IgE’s main purpose is to protect against parasites but due to improved sanitation these are no longer a prevalent issue across most of the world. Consequently it is thought that they become over activated and over sensitive while looking for parasites and start reacting to eg pollen and causing allergies.


  • Exists in serum in both monomeric (IgA1) and dimeric (IgA2) forms (dimeric when 2 Fcs bind via secretory complex)
  • 15% of the total serum Ig.
  • 4-7 day half life
  • Secretory IgA2 (dimer) = primary defense against some local infections
  • Secreted as a dimer in mucous (e.g., saliva, tears)
  • prevents passage of foreign substances into the circulatory system

Isotype: class of antibody (IgD, IgM etc)

Allotype: person specific alleles 

Idiotype: (hyper) variable region - antibody specificity 

Complement Pathways

Components of complement pathways of the immune system. 

Classical Pathway: binds to the pathogen surface

  1. C1 binds to phosphocholine on bacteria, which activates C1r to cleave C1s.
  2. Activated C1s cleaves C4 to C4a and C4b.
  3. C4b binds to the microbial surface and also binds C2.
  4. C2 is cleaved to C2a and C2b by C1s, forming the C4bC2a complex.
  5. The C4bC2a complex cleaves C3 to C3a and C3b.
  6. C3b binds to the surface and causes opsonization.

MB-Lectin Pathway: uses mannin-binding lectin to bind to mannose-containing carbohydrates on the pathogen surface

  1. Mannin-binding lectin (MBL) binds to the pathogen surface and activates MASP-2.
  2. MASP-2 cleaves C4 to C4a and C4b.
  3. C4b binds to the microbial surface and also binds C2.
  4. C2 is cleaved to C2a and C2b by MASP-2, forming the C4bC2a complex.
  5. The C4bC2a complex cleaves C3 to C3a and C3b.
  6. C3b binds to the surface and causes opsonization.

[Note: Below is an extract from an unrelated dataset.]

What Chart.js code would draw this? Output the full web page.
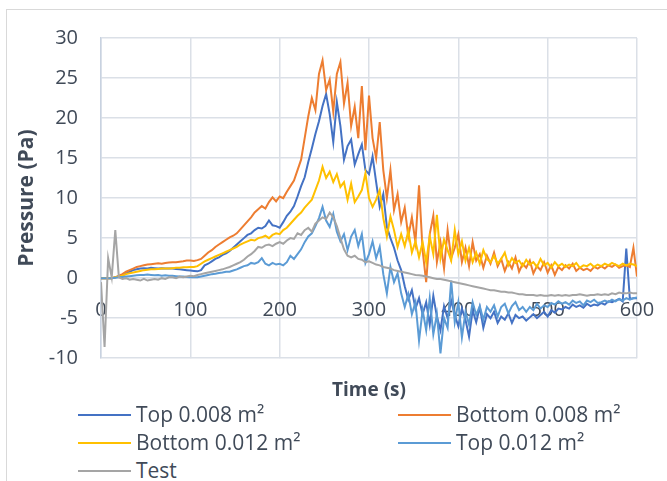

Alternative Pathway: binds to the pathogen surface with spontaneously activated complement, amplifies C3b

  1. C3b deposited by the C3 convertase binds to factor B.
  2. Factor B is cleaved by factor D into Ba and Bb, forming the C3bBb complex.
  3. The C3bBb complex cleaves C3 into C3a and C3b.
  4. C3 spontaneously hydrolyzes to C3(H2O).
  5. C3(H2O) binds to factor B, and factor D cleaves factor B.
  6. Upon factor B cleavage, the C3(H2O)Bb complex is formed.
  7. The C3(H2O)Bb complex cleaves C3 into C3a and C3b.
  8. Factor B binds to C3b on the surface and is cleaved to Bb.